We do not "lend" because they have a poor history of repaying in addition to mismanaging their money so we do not waste our time going through the exercise of calling it a loan. K-I-S-S.
That being the case we do not short ourselves to bail them out so I would not cancel a trip nor would I go into debt or co-sign anything or other wise alter our financial plans to help them out. Temporary housing of a few days (less that a week) until they find other digs is fine but only if they were in eminent danger.

Layoff is one of the reasons why you have an emergency fund and attempt to keep on good terms with family. Some people do not grasp that concept. DH and I see no reason to put our ER at risk for those who like walking a financial tight rope and cannot be bothered with us other wise.
 
I agree with HaHa

The US is such a prosperous country. It enables so many of it’s children to attend college, even to live and study at remote universities when local options are available, and then after graduation urges them to start fresh on their own, even purchasing their own home when still young. This is without peer in the world. It is a reflection of values, a prized work ethic, and debt. Families work so hard yet have so much debt in the US.

Our children returned home after college and stayed for many years, to our pleasure and enjoyment. They moved out on their own initiative, and are welcome back anytime and under any condition. I trust our effort to instill values in them and trust them to make the right choices, and if they call and say they need help or need to make our home theirs, we would accept, not unquestioned, but with open arms.
 
The US is such a prosperous country. It enables so many of it’s children to attend college, even to live and study at remote universities when local options are available, and then after graduation urges them to start fresh on their own, even purchasing their own home when still young. This is without peer in the world.

This is the 2nd time in 2 days I heard this stated, assuming home ownership is a USA thing only. Even back in 1977 in England when we graduated, the first thing we did along with all of our fellow graduates was to buy a house (at age 22, 90% mortgage).

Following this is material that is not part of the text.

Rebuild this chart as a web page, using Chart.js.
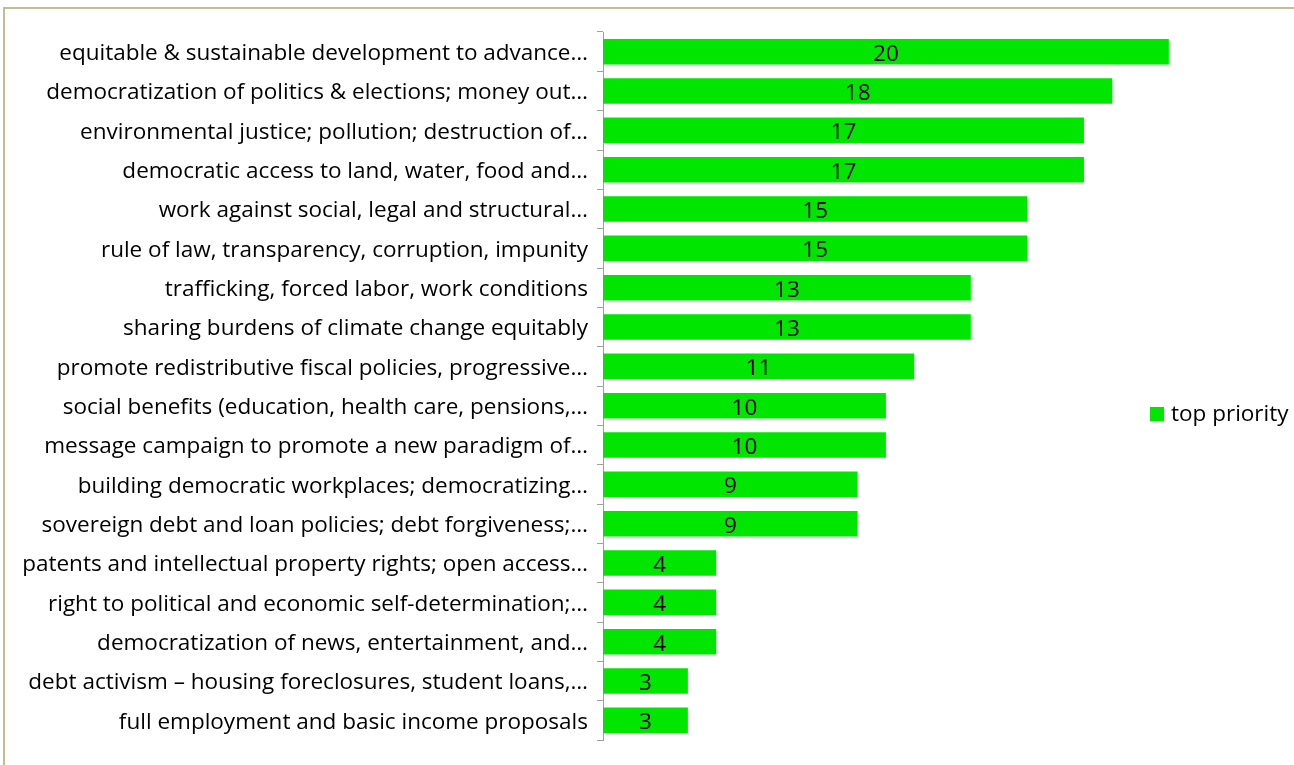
<!DOCTYPE html>
<html>
<head>
<meta charset="utf-8">
<script src="https://cdn.jsdelivr.net/npm/chart.js@4/dist/chart.umd.min.js"></script>
<style>
  html, body { margin: 0; padding: 0; background: #ffffff; overflow: hidden; }
  #wrap { position: relative; width: 1294px; height: 765px; }
  #frame { position: absolute; left: 3px; top: 7px; width: 1320px; height: 800px; border: 2px solid #C4BC96; box-sizing: border-box; pointer-events: none; }
  canvas { position: absolute; left: 0; top: 0; }
</style>
</head>
<body>
<div id="wrap">
  <canvas id="c" width="1294" height="765"></canvas>
  <div id="frame"></div>
</div>
<script>
const categories = [
  "equitable & sustainable development to advance…",
  "democratization of politics & elections; money out…",
  "environmental justice; pollution; destruction of…",
  "democratic access to land, water, food and…",
  "work against social, legal and structural…",
  "rule of law, transparency, corruption, impunity",
  "trafficking, forced labor, work conditions",
  "sharing burdens of climate change equitably",
  "promote redistributive fiscal policies, progressive…",
  "social benefits (education, health care, pensions,…",
  "message campaign to promote a new paradigm of…",
  "building democratic workplaces; democratizing…",
  "sovereign debt and loan policies; debt forgiveness;…",
  "patents and intellectual property rights; open access…",
  "right to political and economic self-determination;…",
  "democratization of news, entertainment, and…",
  "debt activism – housing foreclosures, student loans,…",
  "full employment and basic income proposals"
];
const seriesName = "top priority";
const topPriority = [20, 18, 17, 17, 15, 15, 13, 13, 11, 10, 10, 9, 9, 4, 4, 4, 3, 3];
const barColor = "#00E600";
const FONT = "'Open Sans', Lato, sans-serif";
const FONT_SIZE = 22.5;

const valueLabels = {
  id: 'valueLabels',
  afterDatasetsDraw(chart) {
    const ctx = chart.ctx;
    const meta = chart.getDatasetMeta(0);
    ctx.save();
    ctx.font = FONT_SIZE + "px " + FONT;
    ctx.fillStyle = "#000000";
    ctx.textAlign = "center";
    ctx.textBaseline = "middle";
    meta.data.forEach((bar, i) => {
      const p = bar.getProps(['x', 'y', 'base'], true);
      ctx.fillText(String(chart.data.datasets[0].data[i]), (p.x + p.base) / 2, p.y + 2.5);
    });
    ctx.restore();
  }
};

const sideLegend = {
  id: 'sideLegend',
  afterDraw(chart) {
    const ctx = chart.ctx;
    const ds = chart.data.datasets[0];
    const cy = (chart.chartArea.top + chart.chartArea.bottom) / 2 + 28;
    const x = 1150;
    ctx.save();
    ctx.fillStyle = ds.backgroundColor;
    ctx.fillRect(x, cy - 7, 14, 14);
    ctx.font = FONT_SIZE + "px " + FONT;
    ctx.fillStyle = "#000000";
    ctx.textAlign = "left";
    ctx.textBaseline = "middle";
    ctx.fillText(ds.label, x + 21, cy + 1);
    ctx.restore();
  }
};

new Chart(document.getElementById('c'), {
  type: 'bar',
  data: {
    labels: categories,
    datasets: [{
      label: seriesName,
      data: topPriority,
      backgroundColor: barColor,
      borderWidth: 0,
      barPercentage: 0.65,
      categoryPercentage: 1.0
    }]
  },
  options: {
    indexAxis: 'y',
    responsive: false,
    animation: false,
    layout: { padding: { top: 32, bottom: 25, left: 0, right: 12 } },
    plugins: {
      legend: { display: false },
      tooltip: { enabled: false }
    },
    scales: {
      x: {
        display: false,
        min: 0,
        max: 24
      },
      y: {
        afterFit(scale) { scale.width = 603; },
        grid: {
          offset: true,
          drawOnChartArea: false,
          drawTicks: true,
          tickLength: 6,
          color: '#A0A0A0',
          lineWidth: 1
        },
        border: { display: true, color: '#A0A0A0', width: 1 },
        ticks: {
          color: '#000000',
          font: { family: FONT, size: FONT_SIZE },
          padding: 9,
          labelOffset: 2,
          autoSkip: false
        }
      }
    }
  },
  plugins: [valueLabels, sideLegend]
});
</script>
</body>
</html>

I just looked up the house ownership rates in England and the USA and it is 70% in England, 68% in the USA.

I think it is wonderful living in the USA with lots of opportunities but we are far from unique in being able to own our own home. I think what is possibly unique is 30 year fixed rate mortgages.
 
Beware of flying boomerangs:

Got Work? - ABC News

The group's 2009 Student Survey found that just 19.7 percent of 2009 graduates who applied for a job actually have one.

In comparison, 51 percent of those graduating in 2007 and 26 percent of those graduating in 2008 who had applied for a job had one in hand by the time of graduation.

Having graduated from college at a fairly prosperous time (1988) makes me feel rather lucky and blessed, looking back at it now.

Prediction: A huge spike in the number of masters degrees awarded in 2011.